◆ Problem details ◆
Using the listing below, copy exactly the lines from the one containing "Write the matplotlib code for this chart." to the one containing "10.3, 9.0, 8.7]", both lines included, and no others.

◆ Task inputs ◆
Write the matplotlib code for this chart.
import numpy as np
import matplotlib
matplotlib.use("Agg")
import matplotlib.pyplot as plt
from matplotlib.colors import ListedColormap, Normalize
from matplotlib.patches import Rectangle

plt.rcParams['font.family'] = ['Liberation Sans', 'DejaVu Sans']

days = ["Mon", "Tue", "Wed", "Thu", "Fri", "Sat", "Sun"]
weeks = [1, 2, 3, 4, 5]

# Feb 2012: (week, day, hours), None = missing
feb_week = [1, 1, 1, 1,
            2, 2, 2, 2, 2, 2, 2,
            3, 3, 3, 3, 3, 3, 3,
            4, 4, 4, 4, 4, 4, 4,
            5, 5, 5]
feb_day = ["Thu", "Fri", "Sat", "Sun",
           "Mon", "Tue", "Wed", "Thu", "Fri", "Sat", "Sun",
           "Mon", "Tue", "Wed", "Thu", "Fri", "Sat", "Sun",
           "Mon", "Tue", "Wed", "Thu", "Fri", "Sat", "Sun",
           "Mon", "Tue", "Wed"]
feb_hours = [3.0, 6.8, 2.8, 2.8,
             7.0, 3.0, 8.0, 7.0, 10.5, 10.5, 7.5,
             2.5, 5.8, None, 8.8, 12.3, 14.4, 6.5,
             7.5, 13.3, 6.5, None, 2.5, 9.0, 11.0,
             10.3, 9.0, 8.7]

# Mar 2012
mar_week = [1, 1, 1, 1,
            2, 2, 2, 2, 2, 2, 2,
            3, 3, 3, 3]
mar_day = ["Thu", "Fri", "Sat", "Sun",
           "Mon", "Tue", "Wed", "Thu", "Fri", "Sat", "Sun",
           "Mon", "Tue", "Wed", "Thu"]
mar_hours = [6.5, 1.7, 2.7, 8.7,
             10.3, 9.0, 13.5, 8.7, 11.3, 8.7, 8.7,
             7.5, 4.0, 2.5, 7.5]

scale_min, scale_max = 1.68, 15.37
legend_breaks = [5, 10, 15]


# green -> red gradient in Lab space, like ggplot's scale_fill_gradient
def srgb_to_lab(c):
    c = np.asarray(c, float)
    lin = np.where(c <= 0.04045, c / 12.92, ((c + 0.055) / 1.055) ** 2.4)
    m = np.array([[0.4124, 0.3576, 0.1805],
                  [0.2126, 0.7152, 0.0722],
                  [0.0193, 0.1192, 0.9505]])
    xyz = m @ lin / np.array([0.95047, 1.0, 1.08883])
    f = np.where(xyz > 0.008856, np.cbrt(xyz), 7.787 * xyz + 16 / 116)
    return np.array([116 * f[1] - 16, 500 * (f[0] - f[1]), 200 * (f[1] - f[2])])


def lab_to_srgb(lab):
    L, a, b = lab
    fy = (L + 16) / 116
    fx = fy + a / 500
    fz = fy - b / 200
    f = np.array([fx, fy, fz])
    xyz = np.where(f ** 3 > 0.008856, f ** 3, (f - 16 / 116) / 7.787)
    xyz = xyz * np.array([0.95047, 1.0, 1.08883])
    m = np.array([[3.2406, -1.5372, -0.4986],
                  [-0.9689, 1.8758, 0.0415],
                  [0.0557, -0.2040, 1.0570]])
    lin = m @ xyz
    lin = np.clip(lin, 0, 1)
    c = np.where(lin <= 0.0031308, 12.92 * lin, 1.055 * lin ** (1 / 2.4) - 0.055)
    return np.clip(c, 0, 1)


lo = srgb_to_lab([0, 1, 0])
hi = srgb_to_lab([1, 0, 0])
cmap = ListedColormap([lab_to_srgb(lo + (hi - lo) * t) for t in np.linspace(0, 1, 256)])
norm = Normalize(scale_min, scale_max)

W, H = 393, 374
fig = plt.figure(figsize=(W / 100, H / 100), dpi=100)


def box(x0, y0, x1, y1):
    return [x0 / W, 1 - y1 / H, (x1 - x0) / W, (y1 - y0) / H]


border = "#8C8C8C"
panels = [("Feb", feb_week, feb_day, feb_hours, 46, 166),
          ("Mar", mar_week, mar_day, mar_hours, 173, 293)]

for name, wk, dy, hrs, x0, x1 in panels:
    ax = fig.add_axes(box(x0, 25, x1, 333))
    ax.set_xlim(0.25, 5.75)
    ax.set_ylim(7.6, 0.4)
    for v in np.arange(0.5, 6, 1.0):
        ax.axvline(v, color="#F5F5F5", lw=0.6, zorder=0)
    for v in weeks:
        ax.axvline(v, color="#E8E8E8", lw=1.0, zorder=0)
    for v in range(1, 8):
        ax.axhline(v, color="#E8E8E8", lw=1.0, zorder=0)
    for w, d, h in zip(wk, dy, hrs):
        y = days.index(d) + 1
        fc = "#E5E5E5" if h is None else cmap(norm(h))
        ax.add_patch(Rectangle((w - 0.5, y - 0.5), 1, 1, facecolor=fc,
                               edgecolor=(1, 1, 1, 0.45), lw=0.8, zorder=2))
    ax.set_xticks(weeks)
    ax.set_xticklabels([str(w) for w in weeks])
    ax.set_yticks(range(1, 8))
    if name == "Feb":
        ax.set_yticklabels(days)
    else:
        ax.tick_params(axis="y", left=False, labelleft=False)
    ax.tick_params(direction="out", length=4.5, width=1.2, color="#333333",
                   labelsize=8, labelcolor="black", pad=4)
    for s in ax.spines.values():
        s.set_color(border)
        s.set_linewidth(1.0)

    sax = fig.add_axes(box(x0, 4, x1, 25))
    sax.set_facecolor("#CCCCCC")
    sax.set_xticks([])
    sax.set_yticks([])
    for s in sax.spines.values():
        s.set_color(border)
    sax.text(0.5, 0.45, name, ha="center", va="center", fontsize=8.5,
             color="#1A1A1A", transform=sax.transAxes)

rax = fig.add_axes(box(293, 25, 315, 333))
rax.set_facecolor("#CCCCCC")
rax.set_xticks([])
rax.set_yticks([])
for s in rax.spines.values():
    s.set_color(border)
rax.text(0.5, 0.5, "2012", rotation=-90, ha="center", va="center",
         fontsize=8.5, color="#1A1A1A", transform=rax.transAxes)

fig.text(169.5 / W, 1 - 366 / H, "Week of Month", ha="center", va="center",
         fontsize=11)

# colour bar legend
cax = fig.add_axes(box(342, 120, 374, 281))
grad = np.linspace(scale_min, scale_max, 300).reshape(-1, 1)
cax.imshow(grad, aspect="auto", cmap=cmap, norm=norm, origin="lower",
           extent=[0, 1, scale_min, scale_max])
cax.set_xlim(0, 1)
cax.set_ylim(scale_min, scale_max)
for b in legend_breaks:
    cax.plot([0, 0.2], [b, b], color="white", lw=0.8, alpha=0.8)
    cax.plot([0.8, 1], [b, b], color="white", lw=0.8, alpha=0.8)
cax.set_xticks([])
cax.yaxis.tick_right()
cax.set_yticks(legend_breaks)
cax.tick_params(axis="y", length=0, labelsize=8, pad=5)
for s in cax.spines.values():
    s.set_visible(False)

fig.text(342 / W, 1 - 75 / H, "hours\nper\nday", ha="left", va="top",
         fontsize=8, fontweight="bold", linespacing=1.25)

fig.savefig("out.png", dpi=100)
==
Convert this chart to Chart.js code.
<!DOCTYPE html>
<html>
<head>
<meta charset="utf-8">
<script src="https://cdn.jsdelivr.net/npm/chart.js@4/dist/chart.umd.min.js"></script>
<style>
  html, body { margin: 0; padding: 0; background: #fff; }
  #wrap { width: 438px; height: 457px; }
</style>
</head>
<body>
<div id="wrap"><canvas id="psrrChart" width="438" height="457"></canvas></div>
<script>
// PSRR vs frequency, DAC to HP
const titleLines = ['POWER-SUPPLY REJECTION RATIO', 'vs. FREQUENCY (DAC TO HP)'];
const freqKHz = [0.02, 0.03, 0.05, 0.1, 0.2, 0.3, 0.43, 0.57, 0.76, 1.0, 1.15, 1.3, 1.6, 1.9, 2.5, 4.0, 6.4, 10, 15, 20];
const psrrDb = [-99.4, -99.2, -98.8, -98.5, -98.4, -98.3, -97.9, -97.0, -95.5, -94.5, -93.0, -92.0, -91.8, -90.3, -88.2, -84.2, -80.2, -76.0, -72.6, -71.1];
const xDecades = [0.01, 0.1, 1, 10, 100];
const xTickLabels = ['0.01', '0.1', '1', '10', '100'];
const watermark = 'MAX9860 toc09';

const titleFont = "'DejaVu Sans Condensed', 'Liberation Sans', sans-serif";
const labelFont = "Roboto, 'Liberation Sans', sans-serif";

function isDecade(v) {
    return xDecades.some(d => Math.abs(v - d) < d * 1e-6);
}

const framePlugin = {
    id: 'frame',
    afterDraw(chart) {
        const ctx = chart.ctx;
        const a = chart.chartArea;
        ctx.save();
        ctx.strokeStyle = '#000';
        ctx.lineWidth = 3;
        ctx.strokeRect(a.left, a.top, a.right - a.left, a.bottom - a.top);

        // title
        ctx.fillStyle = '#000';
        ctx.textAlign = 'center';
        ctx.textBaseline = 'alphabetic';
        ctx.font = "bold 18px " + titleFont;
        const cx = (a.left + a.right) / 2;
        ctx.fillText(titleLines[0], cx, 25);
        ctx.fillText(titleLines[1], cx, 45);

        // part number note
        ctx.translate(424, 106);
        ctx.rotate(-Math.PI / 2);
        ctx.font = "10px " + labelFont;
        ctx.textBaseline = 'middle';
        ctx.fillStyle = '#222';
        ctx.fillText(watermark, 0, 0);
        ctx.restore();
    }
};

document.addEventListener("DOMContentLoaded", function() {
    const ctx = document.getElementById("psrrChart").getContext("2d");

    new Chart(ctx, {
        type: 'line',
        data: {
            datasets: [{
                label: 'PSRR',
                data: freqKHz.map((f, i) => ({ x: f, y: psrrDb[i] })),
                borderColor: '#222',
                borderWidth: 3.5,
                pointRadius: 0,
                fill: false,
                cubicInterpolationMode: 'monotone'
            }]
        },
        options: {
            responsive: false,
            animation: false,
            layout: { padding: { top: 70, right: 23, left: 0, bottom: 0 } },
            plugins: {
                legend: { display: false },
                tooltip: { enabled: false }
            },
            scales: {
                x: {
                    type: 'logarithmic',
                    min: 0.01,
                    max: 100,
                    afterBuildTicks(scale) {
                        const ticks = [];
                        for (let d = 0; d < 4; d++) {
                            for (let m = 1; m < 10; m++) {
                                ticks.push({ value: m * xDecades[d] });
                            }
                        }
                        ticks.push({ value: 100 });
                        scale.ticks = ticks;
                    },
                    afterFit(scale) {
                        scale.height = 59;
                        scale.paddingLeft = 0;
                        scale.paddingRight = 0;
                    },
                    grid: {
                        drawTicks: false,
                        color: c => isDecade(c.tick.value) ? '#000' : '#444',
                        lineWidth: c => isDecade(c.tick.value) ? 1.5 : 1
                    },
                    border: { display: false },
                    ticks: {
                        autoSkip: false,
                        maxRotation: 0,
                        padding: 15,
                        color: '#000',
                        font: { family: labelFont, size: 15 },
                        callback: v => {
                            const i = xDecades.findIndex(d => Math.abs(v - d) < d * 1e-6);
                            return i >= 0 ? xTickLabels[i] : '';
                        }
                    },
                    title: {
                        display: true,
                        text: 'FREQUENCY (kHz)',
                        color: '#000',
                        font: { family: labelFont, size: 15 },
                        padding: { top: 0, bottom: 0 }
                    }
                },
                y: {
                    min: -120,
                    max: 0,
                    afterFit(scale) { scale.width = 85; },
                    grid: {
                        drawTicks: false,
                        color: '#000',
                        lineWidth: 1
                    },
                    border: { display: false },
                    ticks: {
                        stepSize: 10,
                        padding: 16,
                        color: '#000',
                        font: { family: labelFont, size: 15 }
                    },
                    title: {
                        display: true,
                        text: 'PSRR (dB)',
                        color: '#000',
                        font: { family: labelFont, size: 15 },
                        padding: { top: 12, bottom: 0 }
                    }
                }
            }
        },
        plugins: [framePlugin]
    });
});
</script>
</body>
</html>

◆ Worked answer ◆
Write the matplotlib code for this chart.
import numpy as np
import matplotlib
matplotlib.use("Agg")
import matplotlib.pyplot as plt
from matplotlib.colors import ListedColormap, Normalize
from matplotlib.patches import Rectangle

plt.rcParams['font.family'] = ['Liberation Sans', 'DejaVu Sans']

days = ["Mon", "Tue", "Wed", "Thu", "Fri", "Sat", "Sun"]
weeks = [1, 2, 3, 4, 5]

# Feb 2012: (week, day, hours), None = missing
feb_week = [1, 1, 1, 1,
            2, 2, 2, 2, 2, 2, 2,
            3, 3, 3, 3, 3, 3, 3,
            4, 4, 4, 4, 4, 4, 4,
            5, 5, 5]
feb_day = ["Thu", "Fri", "Sat", "Sun",
           "Mon", "Tue", "Wed", "Thu", "Fri", "Sat", "Sun",
           "Mon", "Tue", "Wed", "Thu", "Fri", "Sat", "Sun",
           "Mon", "Tue", "Wed", "Thu", "Fri", "Sat", "Sun",
           "Mon", "Tue", "Wed"]
feb_hours = [3.0, 6.8, 2.8, 2.8,
             7.0, 3.0, 8.0, 7.0, 10.5, 10.5, 7.5,
             2.5, 5.8, None, 8.8, 12.3, 14.4, 6.5,
             7.5, 13.3, 6.5, None, 2.5, 9.0, 11.0,
             10.3, 9.0, 8.7]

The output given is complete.